● Listing:
◇ ◇ ◇ ◇

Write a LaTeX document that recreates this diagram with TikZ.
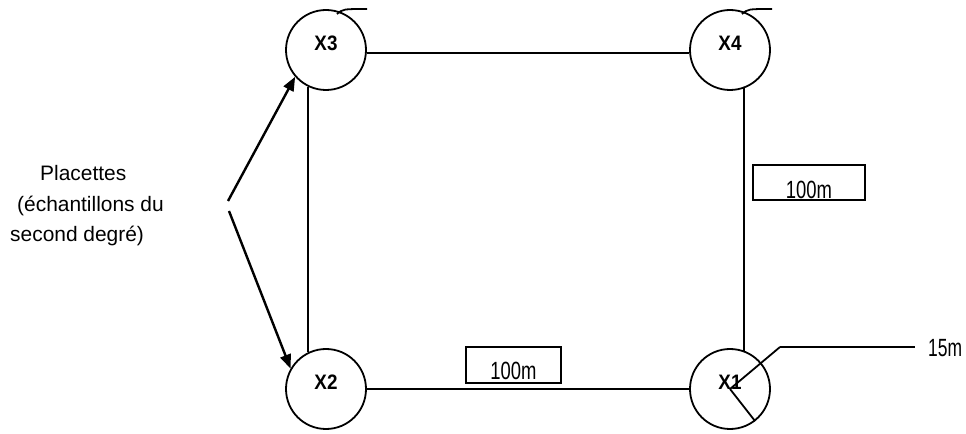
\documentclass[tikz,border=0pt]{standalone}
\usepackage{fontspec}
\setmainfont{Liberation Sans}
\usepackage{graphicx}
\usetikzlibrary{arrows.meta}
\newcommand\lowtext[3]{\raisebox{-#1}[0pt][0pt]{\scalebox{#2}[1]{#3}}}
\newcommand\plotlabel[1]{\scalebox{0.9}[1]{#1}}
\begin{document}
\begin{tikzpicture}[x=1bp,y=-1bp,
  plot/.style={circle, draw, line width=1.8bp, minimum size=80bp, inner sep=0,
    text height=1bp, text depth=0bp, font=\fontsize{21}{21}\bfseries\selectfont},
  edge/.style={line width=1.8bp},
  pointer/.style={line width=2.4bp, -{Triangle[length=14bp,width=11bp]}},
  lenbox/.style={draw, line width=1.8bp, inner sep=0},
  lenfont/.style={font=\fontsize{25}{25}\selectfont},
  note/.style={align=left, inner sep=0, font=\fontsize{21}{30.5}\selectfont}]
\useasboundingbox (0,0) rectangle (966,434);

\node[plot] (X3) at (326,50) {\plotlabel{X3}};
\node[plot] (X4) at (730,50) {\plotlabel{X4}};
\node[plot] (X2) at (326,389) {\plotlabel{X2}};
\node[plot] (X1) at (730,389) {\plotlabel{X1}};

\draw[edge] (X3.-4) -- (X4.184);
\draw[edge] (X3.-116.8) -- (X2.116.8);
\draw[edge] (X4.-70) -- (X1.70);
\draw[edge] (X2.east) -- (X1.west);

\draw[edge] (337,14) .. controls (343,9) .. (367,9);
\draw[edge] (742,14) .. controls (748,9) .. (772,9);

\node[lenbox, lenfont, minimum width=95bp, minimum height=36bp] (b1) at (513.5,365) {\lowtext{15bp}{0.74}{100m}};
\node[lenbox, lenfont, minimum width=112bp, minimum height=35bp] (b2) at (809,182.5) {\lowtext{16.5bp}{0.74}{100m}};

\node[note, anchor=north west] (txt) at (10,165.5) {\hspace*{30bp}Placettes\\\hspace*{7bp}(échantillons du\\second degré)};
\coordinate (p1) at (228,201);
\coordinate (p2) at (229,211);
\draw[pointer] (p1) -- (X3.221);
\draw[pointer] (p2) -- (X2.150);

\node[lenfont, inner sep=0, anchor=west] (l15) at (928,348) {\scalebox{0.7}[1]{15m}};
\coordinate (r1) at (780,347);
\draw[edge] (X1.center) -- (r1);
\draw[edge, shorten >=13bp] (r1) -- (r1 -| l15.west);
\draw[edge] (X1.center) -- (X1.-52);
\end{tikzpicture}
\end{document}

◇ ◇ ◇ ◇

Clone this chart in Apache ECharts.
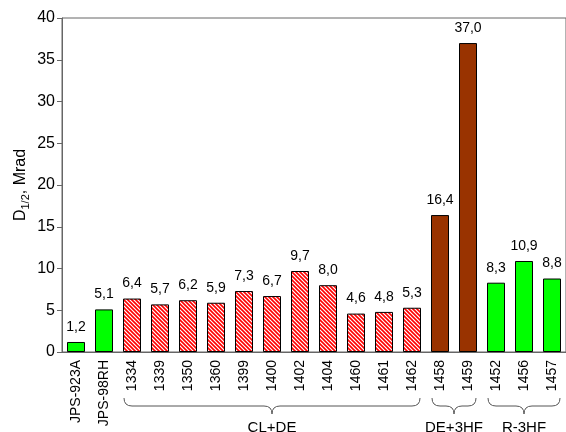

◇ ◇ ◇ ◇

Set down, without pictures, the lines between the line holding "Write a LaTeX" and the line holding "minimum width=112bp, minimum", both inclusive.

● Response:
Write a LaTeX document that recreates this diagram with TikZ.
\documentclass[tikz,border=0pt]{standalone}
\usepackage{fontspec}
\setmainfont{Liberation Sans}
\usepackage{graphicx}
\usetikzlibrary{arrows.meta}
\newcommand\lowtext[3]{\raisebox{-#1}[0pt][0pt]{\scalebox{#2}[1]{#3}}}
\newcommand\plotlabel[1]{\scalebox{0.9}[1]{#1}}
\begin{document}
\begin{tikzpicture}[x=1bp,y=-1bp,
  plot/.style={circle, draw, line width=1.8bp, minimum size=80bp, inner sep=0,
    text height=1bp, text depth=0bp, font=\fontsize{21}{21}\bfseries\selectfont},
  edge/.style={line width=1.8bp},
  pointer/.style={line width=2.4bp, -{Triangle[length=14bp,width=11bp]}},
  lenbox/.style={draw, line width=1.8bp, inner sep=0},
  lenfont/.style={font=\fontsize{25}{25}\selectfont},
  note/.style={align=left, inner sep=0, font=\fontsize{21}{30.5}\selectfont}]
\useasboundingbox (0,0) rectangle (966,434);

\node[plot] (X3) at (326,50) {\plotlabel{X3}};
\node[plot] (X4) at (730,50) {\plotlabel{X4}};
\node[plot] (X2) at (326,389) {\plotlabel{X2}};
\node[plot] (X1) at (730,389) {\plotlabel{X1}};

\draw[edge] (X3.-4) -- (X4.184);
\draw[edge] (X3.-116.8) -- (X2.116.8);
\draw[edge] (X4.-70) -- (X1.70);
\draw[edge] (X2.east) -- (X1.west);

\draw[edge] (337,14) .. controls (343,9) .. (367,9);
\draw[edge] (742,14) .. controls (748,9) .. (772,9);

\node[lenbox, lenfont, minimum width=95bp, minimum height=36bp] (b1) at (513.5,365) {\lowtext{15bp}{0.74}{100m}};
\node[lenbox, lenfont, minimum width=112bp, minimum height=35bp] (b2) at (809,182.5) {\lowtext{16.5bp}{0.74}{100m}};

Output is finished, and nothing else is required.